Consequently, the only explicit request made of the court of dismissal of the case with prejudice is denied.
¶ 18 While the court found that the prosecution had indeed committed discovery violations, it didn’t make a finding as to whether those violations were the result of any willful misconduct or pattern of neglect. Wagoner presents facts about the defense’s repeated requests for information about the passenger’s criminal cases, the prosecutor’s personal knowledge of the status of the passenger’s related case due to his active role in that case, and the prosecutor’s failure to provide some of the requested information until the first day of trial — all of which might support such findings. Meanwhile, the People present other facts indicating that the discovery violation was inadvertent, militating against such
findings. Regardless, it is not our role to make such findings; instead, our role is only to “consider[] ‘whether the trial court’s decision fell within a range of reasonable options.’” Tippet, ¶ 64 (quoting Churchill v. Univ. of Colo., 2012 CO 54, ¶ 74).
¶ 19 Absent a finding of willful misconduct or a pattern of neglect, we cannot conclude that the court abused its discretion by refusing to dismiss the case against Wagoner. See Whittington, ¶¶ 23-24 (a court abused its discretion by imposing a serious discovery sanction without having found any willful misconduct or pattern of discovery violations); see also Tippet, ¶ 68 (“[A] complete dismissal of the case would have been the most severe sanction, and . . .
would not have served the truth-seeking purpose of the criminal justice system.”). Nor can we say that declining to dismiss the case as a sanction fell outside the range of reasonable options before the trial court, particularly where other sanctions — such as a continuance — likely could have cured any prejudice. See Lee, 18 P.3d at 198 (a court abused its discretion by ordering a severe discovery sanction where “there was no indication that a . . .
continuance would have been inadequate to compensate for any violation or would have unfairly prejudiced the defendant”).

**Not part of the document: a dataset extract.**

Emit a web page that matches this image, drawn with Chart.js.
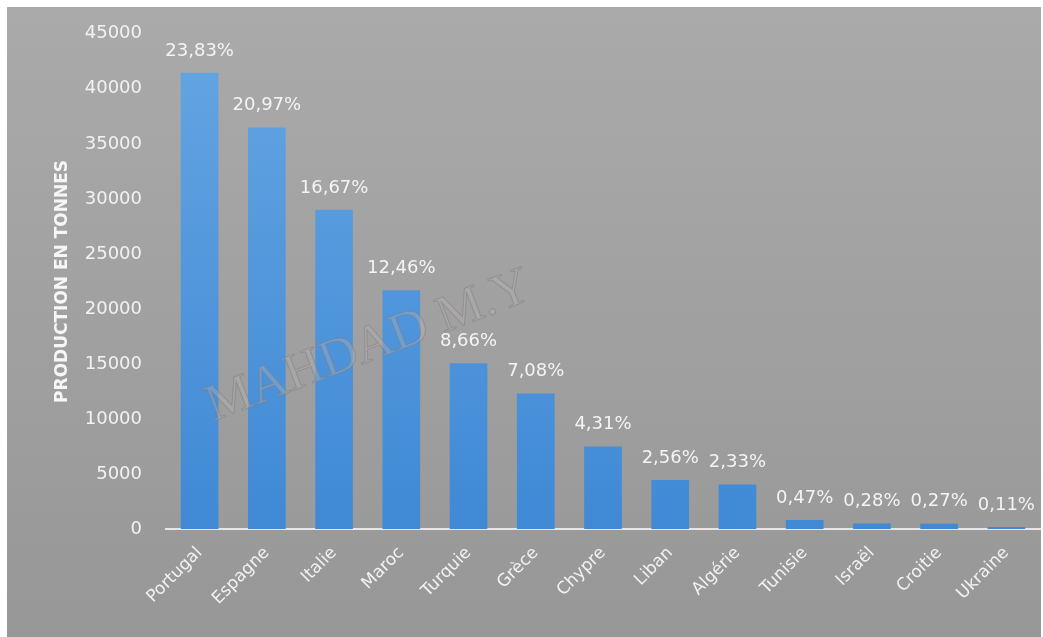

C. Jury Instruction ¶ 20 Alternatively, Wagoner contends that the trial court abused its discretion by declining to give his tendered jury instruction about the prosecution’s discovery violations. Again, we disagree.
¶ 21 During the trial, defense counsel submitted the following proposed instruction: In every criminal case in Colorado, the prosecution is required to disclose evidence and information to the defense within certain time frames. Further, the prosecution is always required to turn over material that is exculpatory, or favorable, to someone accused of any crime in Colorado that is within their possession and control.
In this case, the prosecution has made grave mistakes by repeatedly failing to timely disclose information to the defense. Further, the prosecution has not turned over exculpatory evidence within their possession and control to Mr. Wagoner in a timely manner. The government’s failure to timely comply with its constitutional obligations can lead you to find reasonable doubt as to the guilt of Mr. Wagoner.
¶ 22 Defense counsel asserted that this instruction was an appropriate remedy for the discovery violations because she didn’t have sufficient time to explore whether to call the passenger as a witness at trial. The prosecution didn’t call the passenger as a
witness. In questioning conducted outside the presence of the jury, the passenger acknowledged the methamphetamine, drug paraphernalia, and empty bags found on her person and in her purse but said the three bags of methamphetamine at issue in this case were not hers. Thereafter, the defense opted not to call her as a witness.
¶ 23 After some consideration, the court declined to give the defense’s instruction, even in modified form, explaining that the instruction “doesn’t really point the jury to any particular evidence,” and thus “kind of just hangs there,” and that “all [the] evidence related to impeachment materials for witnesses who did not testify.”
¶ 24 We cannot conclude that the court abused its discretion by declining to give Wagoner’s tendered instruction. It was within the court’s discretion to decline to give an instruction that would’ve lacked any context. In particular, given that the passenger didn’t testify at trial, it was reasonable for the court to conclude that the proposed instruction was out of place and unwarranted. In that regard, it was reasonable to conclude that the instruction wouldn’t have cured any prejudice from the discovery violation and wouldn’t have “‘restore[d] a “level playing field,”’ without affecting the
evidence or the merits of the case.” Mendez, ¶ 33 (quoting Lee, 18 P.3d at 196).
¶ 25 Finally, to the extent that Wagoner complains that the trial court failed to remedy the harm caused by the prosecution’s late disclosure, we note that the court could only rule on the specific sanctions requests in front of it. Some other sanction — such as a continuance — may have remedied the harm, but Wagoner didn’t ask for any other sanctions. Indeed, Wagoner expressly asked that the trial not be continued, arguing that “a continuance of this case would only further prejudice Mr. Wagoner” and that “[w]hile a continuance does provide Mr. Wagoner a remedy for his counsel to be fully prepared, it rewards [the prosecutor] for his misconduct by giving him more time to prepare for the trial as well.” Thus, Wagoner concluded, “[t]his egregious conduct cannot be rewarded by providing the prosecution more time to investigate and prepare their case for trial.” Having not requested the one remedy most likely to cure any harm caused by the discovery violation, Wagoner cannot now fault the trial court for not imposing a curative remedy.
III. Disposition ¶ 26 The judgment is affirmed.
JUDGE FREYRE and JUDGE MEIRINK concur.